Super Dark Times is set in the Clinton era where the coolest birthday gift is one’s own personal phone line, and is deliberately positioned before the Columbine shootings, an event seared into America’s psyche. The film even opens with the bizarre sight of a huge dead deer on a schoolroom floor – only in later years would the presence of a shape on a classroom floor and police all around instantly mean terror and grief.
There’s a focus on Zach after the events of that afternoon, which while it provides a firm thread through the aftermath, means we never get to find out what might have caused Josh to act as he does, on and after that day.
Sure, an accidental killing could open up a world of unexpected feelings and reactions in a teen, particularly a teen who is already something of an outsider. But equally was there already something dark and bitter inside Josh that his actions let loose? Once you’ve broken the taboo of killing someone, the second or third time is said to be easier, as you know it’s (ironically) survivable.
Maybe there was always something in him waiting for that trigger to motivate him to seek revenge for slights large and small that previously could only be dealt with brooding in his bedroom or bitching with his friend. Something which, like in so many tragedies, is only found later with the benefit of hindsight.
But this is also a real ensemble piece. Charlie Tahan’s Josh is a boy that first we pity then we fear, as his unpredictability shows itself. Owen Campbell as Zach is terrific as a man-boy with the world now on his shoulders, taking responsibility for the actions of others. While Sawyer Barth manages to infuse little Charlie with a self-possession that only the very young and the very old can muster. I’d also give the cinematography credit for its starring role, as the dreary bleached-out winter sky adds light but no warmth or comfort to proceedings.
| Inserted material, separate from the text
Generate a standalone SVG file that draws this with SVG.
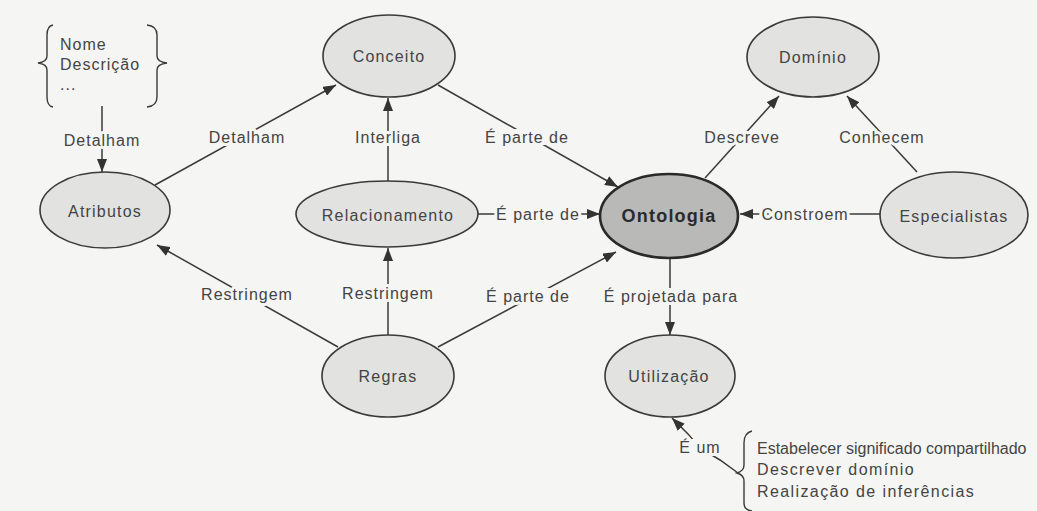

It’s a story that really throws us back into those alternately exciting and depressing years. My teens may have been all about Margaret Thatcher, leg warmers and going to Wham! concerts, and I can categorically say I never killed anyone (though I probably wanted to). There were no swords on walls, as we tended to decorate our bedrooms with stolen Lollipop road crossing signs and traffic cones.
But those feelings that Super Dark Times evokes have a universality to them that decades later both repels us and draws us, unwillingly, back.